- THE EXERCISE:
Copy out the material below in full, but not its images.
### DATA PROVIDED
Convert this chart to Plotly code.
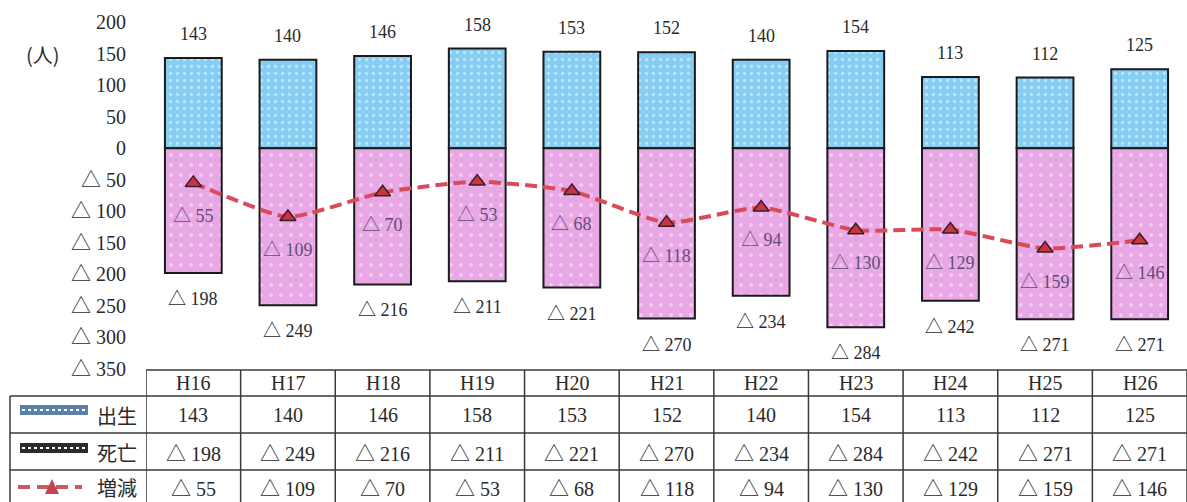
import plotly.graph_objects as go

# Data
years = ["H16", "H17", "H18", "H19", "H20", "H21", "H22", "H23", "H24", "H25", "H26"]
births = [143, 140, 146, 158, 153, 152, 140, 154, 113, 112, 125]
deaths = [198, 249, 216, 211, 221, 270, 234, 284, 242, 271, 271]
change = [55, 109, 70, 53, 68, 118, 94, 130, 129, 159, 146]
tick_values = [200, 150, 100, 50, 0, -50, -100, -150, -200, -250, -300, -350]

W, H = 1187, 502
L = 146  # left margin (table legend column sits here)
n = len(years)

SERIF = "Liberation Serif, DejaVu Serif, Noto Sans CJK JP, serif"
JP = "Noto Sans CJK JP, sans-serif"
TXT = "#2a2a2a"
BLUE = "#86cdf4"
PINK = "#e8a8e6"


def tri(v):
    if v < 0:
        return f'<span style="font-family:Noto Sans CJK JP">\u25b3</span> {abs(v)}'
    return str(v)


def px_x(px):
    return (px - L) / (W - L)


def px_y(py):
    return 1 - py / H


x = list(range(n))
neg_deaths = [-d for d in deaths]
neg_change = [-c for c in change]

fig = go.Figure()

fig.add_trace(go.Bar(
    x=x, y=births, width=0.6, name="出生",
    marker=dict(color=BLUE, line=dict(color="#1a1a1a", width=2),
                pattern=dict(shape=".", fgcolor="white", bgcolor=BLUE, fgopacity=0.45,
                             size=7, solidity=0.18, fillmode="replace")),
))
fig.add_trace(go.Bar(
    x=x, y=neg_deaths, width=0.6, name="死亡",
    marker=dict(color=PINK, line=dict(color="#1a1a1a", width=2),
                pattern=dict(shape=".", fgcolor="white", bgcolor=PINK, fgopacity=0.4,
                             size=10, solidity=0.12, fillmode="replace")),
))
fig.add_trace(go.Scatter(
    x=x, y=neg_change, mode="lines+markers", name="増減",
    line=dict(color="#d94b58", width=4, dash="12px,6px", shape="spline", smoothing=0.5),
    marker=dict(symbol="triangle-up", size=14, color="#c8343f",
                line=dict(color="#3a1d2a", width=1.5)),
))

annotations = []


def note(**kw):
    kw.setdefault("showarrow", False)
    kw.setdefault("xanchor", "center")
    kw.setdefault("yanchor", "middle")
    annotations.append(kw)


# value labels on the chart
for i in range(n):
    note(x=i, y=births[i], xref="x", yref="y", text=tri(births[i]), yshift=24,
         font=dict(family=SERIF, size=18, color=TXT))
    note(x=i, y=neg_deaths[i], xref="x", yref="y", text=tri(neg_deaths[i]), yshift=-24,
         font=dict(family=SERIF, size=18, color=TXT))
    note(x=i, y=neg_change[i], xref="x", yref="y", text=tri(neg_change[i]), yshift=-31,
         font=dict(family=SERIF, size=18, color="#654c78"))

# unit label
note(x=px_x(43), y=px_y(54), xref="paper", yref="paper", text="(人)",
     font=dict(family=JP, size=20, color=TXT))

# data table below the chart
row_lines = [370, 396, 433, 470]
row_centers = [383, 415, 452, 487]
table_rows = [years, [tri(v) for v in births], [tri(v) for v in neg_deaths], [tri(v) for v in neg_change]]
for r, row in enumerate(table_rows):
    for i, val in enumerate(row):
        note(x=i, y=px_y(row_centers[r]), xref="x", yref="paper", text=val,
             font=dict(family=SERIF, size=20, color=TXT))

legend_names = ["出生", "死亡", "増減"]
for k, name in enumerate(legend_names):
    note(x=px_x(117), y=px_y(row_centers[k + 1]), xref="paper", yref="paper",
         text=name, font=dict(family=JP, size=20, color=TXT))

shapes = []
line_style = dict(color="#3a3a3a", width=1.5)
# horizontal rules
shapes.append(dict(type="line", xref="paper", yref="paper", x0=px_x(L), x1=1,
                   y0=px_y(row_lines[0]), y1=px_y(row_lines[0]), line=line_style))
for py in row_lines[1:]:
    shapes.append(dict(type="line", xref="paper", yref="paper", x0=px_x(10), x1=1,
                       y0=px_y(py), y1=px_y(py), line=line_style))
# vertical rules
for i in range(n + 1):
    shapes.append(dict(type="line", xref="x", yref="paper", x0=i - 0.5, x1=i - 0.5,
                       y0=px_y(row_lines[0]), y1=0, line=line_style))
shapes.append(dict(type="line", xref="paper", yref="paper", x0=px_x(10), x1=px_x(10),
                   y0=px_y(row_lines[1]), y1=0, line=line_style))

# legend swatches
shapes.append(dict(type="rect", xref="paper", yref="paper", x0=px_x(20), x1=px_x(88),
                   y0=px_y(415), y1=px_y(405), fillcolor="#5a82a6", line=dict(width=0)))
shapes.append(dict(type="line", xref="paper", yref="paper", x0=px_x(22), x1=px_x(86),
                   y0=px_y(410), y1=px_y(410), line=dict(color="white", width=2, dash="dot")))
shapes.append(dict(type="rect", xref="paper", yref="paper", x0=px_x(20), x1=px_x(88),
                   y0=px_y(453), y1=px_y(443), fillcolor="#2b2b2b", line=dict(width=0)))
shapes.append(dict(type="line", xref="paper", yref="paper", x0=px_x(22), x1=px_x(86),
                   y0=px_y(448), y1=px_y(448), line=dict(color="white", width=2, dash="dot")))
shapes.append(dict(type="line", xref="paper", yref="paper", x0=px_x(18), x1=px_x(82),
                   y0=px_y(487), y1=px_y(487), line=dict(color="#c85a64", width=4, dash="12px,7px")))
tx0, tx1, txm = px_x(45), px_x(59), px_x(52)
ty0, ty1 = px_y(494), px_y(479)
shapes.append(dict(type="path", xref="paper", yref="paper",
                   path=f"M {tx0} {ty0} L {tx1} {ty0} L {txm} {ty1} Z",
                   fillcolor="#c0454f", line=dict(width=0)))

# y range chosen so 200 sits at 22px and -350 at 369px on a 502px plot
ppu = (369 - 22) / 550
y_top = 200 + 22 / ppu
y_bot = -350 - (H - 369) / ppu

fig.update_layout(
    width=W, height=H,
    margin=dict(l=L, r=0, t=0, b=0),
    paper_bgcolor="white", plot_bgcolor="white",
    barmode="relative", bargap=0.4,
    showlegend=False,
    xaxis=dict(range=[-0.5, n - 0.5], visible=False, fixedrange=True),
    yaxis=dict(range=[y_bot, y_top], tickvals=tick_values,
               ticktext=[tri(v) for v in tick_values],
               showgrid=False, zeroline=False, showline=False, ticks="",
               ticklabelstandoff=19,
               tickfont=dict(family=SERIF, size=20, color=TXT)),
    annotations=annotations,
    shapes=shapes,
)

fig.write_html("out.html")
######
- TASK RESPONSE:
Convert this chart to Plotly code.
import plotly.graph_objects as go

# Data
years = ["H16", "H17", "H18", "H19", "H20", "H21", "H22", "H23", "H24", "H25", "H26"]
births = [143, 140, 146, 158, 153, 152, 140, 154, 113, 112, 125]
deaths = [198, 249, 216, 211, 221, 270, 234, 284, 242, 271, 271]
change = [55, 109, 70, 53, 68, 118, 94, 130, 129, 159, 146]
tick_values = [200, 150, 100, 50, 0, -50, -100, -150, -200, -250, -300, -350]

W, H = 1187, 502
L = 146  # left margin (table legend column sits here)
n = len(years)

SERIF = "Liberation Serif, DejaVu Serif, Noto Sans CJK JP, serif"
JP = "Noto Sans CJK JP, sans-serif"
TXT = "#2a2a2a"
BLUE = "#86cdf4"
PINK = "#e8a8e6"


def tri(v):
    if v < 0:
        return f'<span style="font-family:Noto Sans CJK JP">\u25b3</span> {abs(v)}'
    return str(v)


def px_x(px):
    return (px - L) / (W - L)


def px_y(py):
    return 1 - py / H


x = list(range(n))
neg_deaths = [-d for d in deaths]
neg_change = [-c for c in change]

fig = go.Figure()

fig.add_trace(go.Bar(
    x=x, y=births, width=0.6, name="出生",
    marker=dict(color=BLUE, line=dict(color="#1a1a1a", width=2),
                pattern=dict(shape=".", fgcolor="white", bgcolor=BLUE, fgopacity=0.45,
                             size=7, solidity=0.18, fillmode="replace")),
))
fig.add_trace(go.Bar(
    x=x, y=neg_deaths, width=0.6, name="死亡",
    marker=dict(color=PINK, line=dict(color="#1a1a1a", width=2),
                pattern=dict(shape=".", fgcolor="white", bgcolor=PINK, fgopacity=0.4,
                             size=10, solidity=0.12, fillmode="replace")),
))
fig.add_trace(go.Scatter(
    x=x, y=neg_change, mode="lines+markers", name="増減",
    line=dict(color="#d94b58", width=4, dash="12px,6px", shape="spline", smoothing=0.5),
    marker=dict(symbol="triangle-up", size=14, color="#c8343f",
                line=dict(color="#3a1d2a", width=1.5)),
))

annotations = []


def note(**kw):
    kw.setdefault("showarrow", False)
    kw.setdefault("xanchor", "center")
    kw.setdefault("yanchor", "middle")
    annotations.append(kw)


# value labels on the chart
for i in range(n):
    note(x=i, y=births[i], xref="x", yref="y", text=tri(births[i]), yshift=24,
         font=dict(family=SERIF, size=18, color=TXT))
    note(x=i, y=neg_deaths[i], xref="x", yref="y", text=tri(neg_deaths[i]), yshift=-24,
         font=dict(family=SERIF, size=18, color=TXT))
    note(x=i, y=neg_change[i], xref="x", yref="y", text=tri(neg_change[i]), yshift=-31,
         font=dict(family=SERIF, size=18, color="#654c78"))

# unit label
note(x=px_x(43), y=px_y(54), xref="paper", yref="paper", text="(人)",
     font=dict(family=JP, size=20, color=TXT))

# data table below the chart
row_lines = [370, 396, 433, 470]
row_centers = [383, 415, 452, 487]
table_rows = [years, [tri(v) for v in births], [tri(v) for v in neg_deaths], [tri(v) for v in neg_change]]
for r, row in enumerate(table_rows):
    for i, val in enumerate(row):
        note(x=i, y=px_y(row_centers[r]), xref="x", yref="paper", text=val,
             font=dict(family=SERIF, size=20, color=TXT))

legend_names = ["出生", "死亡", "増減"]
for k, name in enumerate(legend_names):
    note(x=px_x(117), y=px_y(row_centers[k + 1]), xref="paper", yref="paper",
         text=name, font=dict(family=JP, size=20, color=TXT))

shapes = []
line_style = dict(color="#3a3a3a", width=1.5)
# horizontal rules
shapes.append(dict(type="line", xref="paper", yref="paper", x0=px_x(L), x1=1,
                   y0=px_y(row_lines[0]), y1=px_y(row_lines[0]), line=line_style))
for py in row_lines[1:]:
    shapes.append(dict(type="line", xref="paper", yref="paper", x0=px_x(10), x1=1,
                       y0=px_y(py), y1=px_y(py), line=line_style))
# vertical rules
for i in range(n + 1):
    shapes.append(dict(type="line", xref="x", yref="paper", x0=i - 0.5, x1=i - 0.5,
                       y0=px_y(row_lines[0]), y1=0, line=line_style))
shapes.append(dict(type="line", xref="paper", yref="paper", x0=px_x(10), x1=px_x(10),
                   y0=px_y(row_lines[1]), y1=0, line=line_style))

# legend swatches
shapes.append(dict(type="rect", xref="paper", yref="paper", x0=px_x(20), x1=px_x(88),
                   y0=px_y(415), y1=px_y(405), fillcolor="#5a82a6", line=dict(width=0)))
shapes.append(dict(type="line", xref="paper", yref="paper", x0=px_x(22), x1=px_x(86),
                   y0=px_y(410), y1=px_y(410), line=dict(color="white", width=2, dash="dot")))
shapes.append(dict(type="rect", xref="paper", yref="paper", x0=px_x(20), x1=px_x(88),
                   y0=px_y(453), y1=px_y(443), fillcolor="#2b2b2b", line=dict(width=0)))
shapes.append(dict(type="line", xref="paper", yref="paper", x0=px_x(22), x1=px_x(86),
                   y0=px_y(448), y1=px_y(448), line=dict(color="white", width=2, dash="dot")))
shapes.append(dict(type="line", xref="paper", yref="paper", x0=px_x(18), x1=px_x(82),
                   y0=px_y(487), y1=px_y(487), line=dict(color="#c85a64", width=4, dash="12px,7px")))
tx0, tx1, txm = px_x(45), px_x(59), px_x(52)
ty0, ty1 = px_y(494), px_y(479)
shapes.append(dict(type="path", xref="paper", yref="paper",
                   path=f"M {tx0} {ty0} L {tx1} {ty0} L {txm} {ty1} Z",
                   fillcolor="#c0454f", line=dict(width=0)))

# y range chosen so 200 sits at 22px and -350 at 369px on a 502px plot
ppu = (369 - 22) / 550
y_top = 200 + 22 / ppu
y_bot = -350 - (H - 369) / ppu

fig.update_layout(
    width=W, height=H,
    margin=dict(l=L, r=0, t=0, b=0),
    paper_bgcolor="white", plot_bgcolor="white",
    barmode="relative", bargap=0.4,
    showlegend=False,
    xaxis=dict(range=[-0.5, n - 0.5], visible=False, fixedrange=True),
    yaxis=dict(range=[y_bot, y_top], tickvals=tick_values,
               ticktext=[tri(v) for v in tick_values],
               showgrid=False, zeroline=False, showline=False, ticks="",
               ticklabelstandoff=19,
               tickfont=dict(family=SERIF, size=20, color=TXT)),
    annotations=annotations,
    shapes=shapes,
)

fig.write_html("out.html")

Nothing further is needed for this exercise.